Entonces viene el momento que no puedo darle el crédito a mis ojos. El jefe de la Policía Nacional fue a otro cuarto y recogió una ametralladora. Llegó donde estábamos nosotros, se arrodilló junto a la mujer y puso la ametralladora en su mano. “Ésta fue el arma, ésta fue la ametralladora en su mano. “Ésta fue la ametralladora que ella usó para dispararnos,” dijo. Cojió una caja de balas sin usar, estaban todavía envueltas en papel, y las tiró al suelo, sobre su sangre. “Estas eran sus balas.” dijo.
Estábamos presentes la prensa internacional y yo. Ellos tomaban fotos y decían: “Correcto, correcto” y anotaban: “… tenía una ametralladora contra las fuerzas del gobierno, terrorista, guerrillera,” etcétera.
El jefe de la Policía Nacional repitió el proceso con la muchacha de diecisiete años. A ella le pusieron una Uzi o algo por el estilo, no estoy demasiado segura, y también arrojaron las balas en su sangre.

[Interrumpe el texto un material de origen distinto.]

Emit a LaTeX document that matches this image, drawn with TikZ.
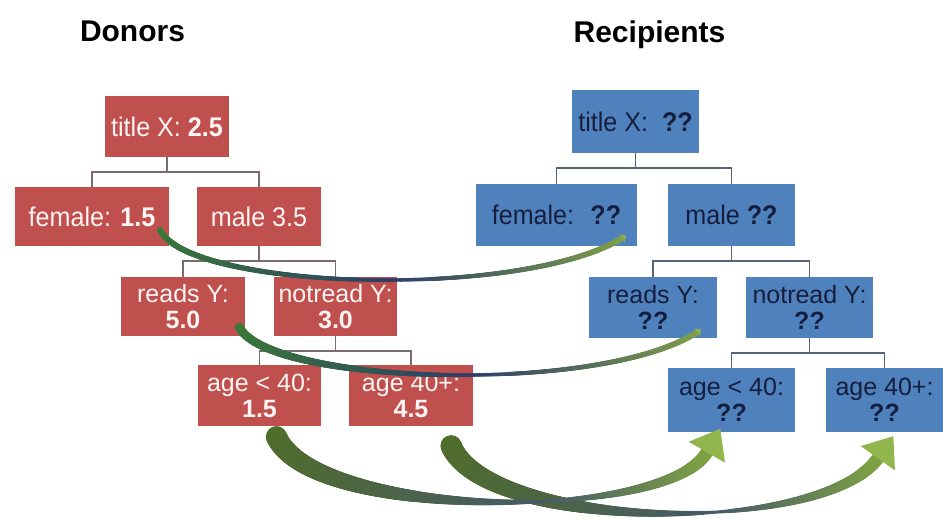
\documentclass[tikz,border=0pt]{standalone}
\usepackage{fontspec}
\setmainfont{Liberation Sans}
\newfontfamily\narrowfont[FakeStretch=0.93]{Liberation Sans}
\usetikzlibrary{calc,decorations.markings}

\definecolor{redfill}{RGB}{192,80,77}
\definecolor{bluefill}{RGB}{79,129,189}
\definecolor{redtext}{RGB}{255,244,244}
\definecolor{bluetext}{RGB}{22,30,62}
\definecolor{rtreecol}{RGB}{122,108,108}
\definecolor{btreecol}{RGB}{85,100,122}
\definecolor{thickA}{RGB}{80,110,40}
\definecolor{thickM}{RGB}{70,90,104}
\definecolor{thickB}{RGB}{128,164,66}
\definecolor{thickH}{RGB}{146,182,78}
\definecolor{thinA}{RGB}{58,120,56}
\definecolor{thinM}{RGB}{44,62,104}
\definecolor{thinB}{RGB}{128,162,74}
\definecolor{thinH}{RGB}{140,172,80}

\newcommand\fatparams[8]{\def\fRa{#1}\def\fRm{#2}\def\fRb{#3}\def\fTm{#4}\def\fL{#5}\def\fW{#6}\def\fSkip{#7}\def\fStep{#8}}
\newcommand\fatcolors[4]{\colorlet{fcA}{#1}\colorlet{fcM}{#2}\colorlet{fcB}{#3}\colorlet{fcH}{#4}}
\newcommand\drawfat[1]{%
 \path[decorate,decoration={markings,
   mark=between positions \fSkip\space and 1 step \fStep\space with {%
     \pgfmathsetmacro\myt{min(1,\pgfkeysvalueof{/pgf/decoration/mark info/distance from start}/\pgfdecoratedpathlength)}%
     \pgfmathsetmacro\ua{max(0,1-\myt/\fTm)}%
     \pgfmathsetmacro\ub{max(0,(\myt-\fTm)/(1-\fTm))}%
     \pgfmathsetmacro\myr{\fRm+(\fRa-\fRm)*\ua+(\fRb-\fRm)*\ub}%
     \ifdim\ua pt>0pt
       \pgfmathsetmacro\myp{100*\ua}\colorlet{fcur}{fcA!\myp!fcM}%
     \else
       \pgfmathsetmacro\myp{100*(1-\ub)}\colorlet{fcur}{fcM!\myp!fcB}%
     \fi
     \fill[fcur] (0,0) circle[radius=\myr pt];}
 }] #1;
 \path[decorate,decoration={markings,
   mark=at position 0.9999 with {\fill[fcH] (\fL,0) -- (0,\fW) -- (0,-\fW) -- cycle;}
 }] #1;}

\tikzset{
  titletext/.style={font=\fontsize{30}{36}\selectfont\bfseries, text=black, inner sep=0pt, anchor=base},
  rbox/.style={fill=redfill, text=redtext, inner sep=0pt, align=center},
  bbox/.style={fill=bluefill, text=bluetext, inner sep=0pt, align=center},
  oneline/.style={font=\narrowfont\fontsize{27}{30}\selectfont},
  twoline/.style={font=\fontsize{25}{26}\selectfont},
  rtree/.style={draw=rtreecol, line width=1.4pt},
  btree/.style={draw=btreecol, line width=1.4pt}
}

\begin{document}
\begin{tikzpicture}[x=1pt,y=-1pt]
\useasboundingbox[fill=white] (0,0) rectangle (943,518);

% titles
\node[titletext] (tdon) at (132.5,42) {Donors};
\node[titletext] (trec) at (649.5,43) {Recipients};

% donor boxes
\node[rbox,oneline,minimum width=124pt,minimum height=61pt] (rtitle) at (167,126.5) {title X: \textbf{2.5}};
\node[rbox,oneline,minimum width=154pt,minimum height=59pt] (rfemale) at (92,216.5) {female: \textbf{1.5}};
\node[rbox,oneline,minimum width=124pt,minimum height=59pt] (rmale) at (259,216.5) {male 3.5};
\node[rbox,twoline,minimum width=124pt,minimum height=59pt] (rreads) at (183,306.5) {reads Y:\\\textbf{5.0}};
\node[rbox,twoline,minimum width=123pt,minimum height=59pt] (rnot) at (335.5,306.5) {notread Y:\\\textbf{3.0}};
\node[rbox,twoline,minimum width=123pt,minimum height=61pt] (rage1) at (259.5,395.5) {age {<} 40:\\\textbf{1.5}};
\node[rbox,twoline,minimum width=124pt,minimum height=61pt] (rage2) at (411,395.5) {age 40+:\\\textbf{4.5}};

% recipient boxes
\node[bbox,oneline,minimum width=127pt,minimum height=63pt] (btitle) at (635.5,121.5) {title X:~ \textbf{??}};
\node[bbox,oneline,minimum width=161pt,minimum height=62pt] (bfemale) at (556.5,215) {female:~ \textbf{??}};
\node[bbox,oneline,minimum width=127pt,minimum height=62pt] (bmale) at (731.5,215) {male \textbf{??}};
\node[bbox,twoline,minimum width=128pt,minimum height=61pt] (breads) at (653,307.5) {reads Y:\\\textbf{??}};
\node[bbox,twoline,minimum width=127pt,minimum height=61pt] (bnot) at (809.5,307.5) {notread Y:\\\textbf{??}};
\node[bbox,twoline,minimum width=127pt,minimum height=64pt] (bage1) at (731.5,400) {age {<} 40:\\\textbf{??}};
\node[bbox,twoline,minimum width=117pt,minimum height=64pt] (bage2) at (884.5,400) {age 40+:\\\textbf{??}};

% tree connectors
\draw[rtree] (rtitle.south) -- ++(0,15) -| (rfemale.north);
\draw[rtree] (rtitle.south) -- ++(0,15) -| (rmale.north);
\draw[rtree] (rmale.south) -- ++(0,15) -| (rreads.north);
\draw[rtree] (rmale.south) -- ++(0,15) -| (rnot.north);
\draw[rtree] (rnot.south) -- ++(0,15) -| (rage1.north);
\draw[rtree] (rnot.south) -- ++(0,15) -| (rage2.north);
\draw[btree] (btitle.south) -- ++(0,15) -| (bfemale.north);
\draw[btree] (btitle.south) -- ++(0,15) -| (bmale.north);
\draw[btree] (bmale.south) -- ++(0,15) -| (breads.north);
\draw[btree] (bmale.south) -- ++(0,15) -| (bnot.north);
\draw[btree] (bnot.south) -- ++(0,15) -| (bage1.north);
\draw[btree] (bnot.south) -- ++(0,15) -| (bage2.north);

% thick arrows
\fatparams{11}{1.6}{6.5}{0.62}{27}{21}{11pt}{1pt}
\fatcolors{thickA}{thickM}{thickB}{thickH}
\drawfat{($(rage2.south east)+(-25,9)$) .. controls (460,530) and (820,540) .. ($(bage2.south west)+(52,26)$)}
\drawfat{($(rage1.south)+(14,0)$) .. controls (285,520) and (665,525) .. ($(bage1.south west)+(39,20)$)}

% thin arrows
\fatparams{3.2}{1.8}{3}{0.5}{5}{4.5}{0pt}{0.7pt}
\fatcolors{thinA}{thinM}{thinB}{thinH}
\drawfat{($(rfemale.south east)+(-9,-16)$) .. controls (190,290) and (520,300) .. ($(bfemale.south east)+(-15,-8)$)}
\fatparams{4.5}{1.8}{3}{0.5}{5}{4.5}{0pt}{0.7pt}
\drawfat{($(rreads.south east)+(-6,-9)$) .. controls (270,385) and (600,395) .. ($(breads.south east)+(-20,-6)$)}
\end{tikzpicture}
\end{document}
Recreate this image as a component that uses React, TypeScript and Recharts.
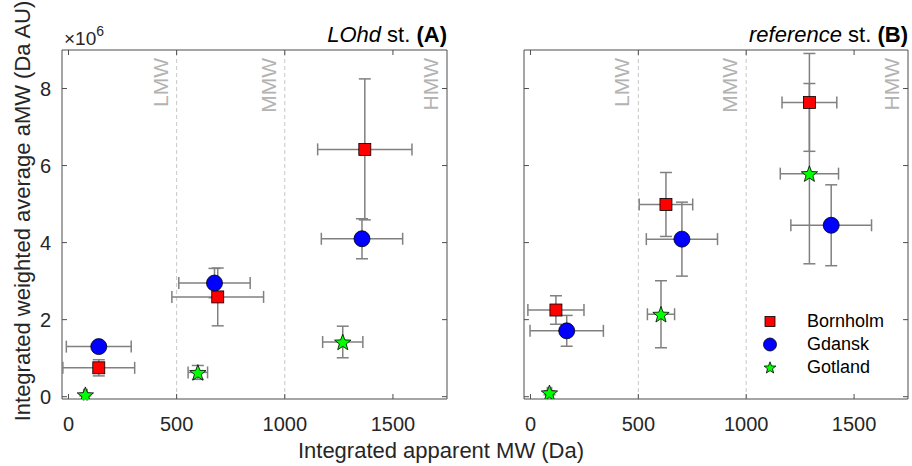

En una de las paredes, alguien, nunca sabré si fueron los ocupantes de la casa o las fuerzas de seguridad del gobierno vestidos de civil (algunas veces descritos por la prensa como los “escuadrones de la muerte” de la derecha), había escrito con la sangre las letras “FPL”. Tomé fotos de todo esto, de los hombres poniéndoles los rifles en sus manos y arrojando las balas al suelo.
Ana María describe el mismo acontecimiento escuetamente:
Eran tres compañeros. La casa fue cateada. Llevaron tanquetas, hasta helicópteros. A pesar de ser tan desigual, el combate duró medio día, hasta que la casa la hicieron nada.
No se atrevían a entrar. Lo hermoso, lo aleccionador, es que se encuentran cuando entran, a ella abatida a balazos y que con su sangre había escrito en el muro “FPL.” Fue un combate que hizo impacto en la capital.
(Si algún día lees esto, Ann Nelson, sabrás que fue Inesita quien trazó esas tres letras. Era esa clase de mujer.)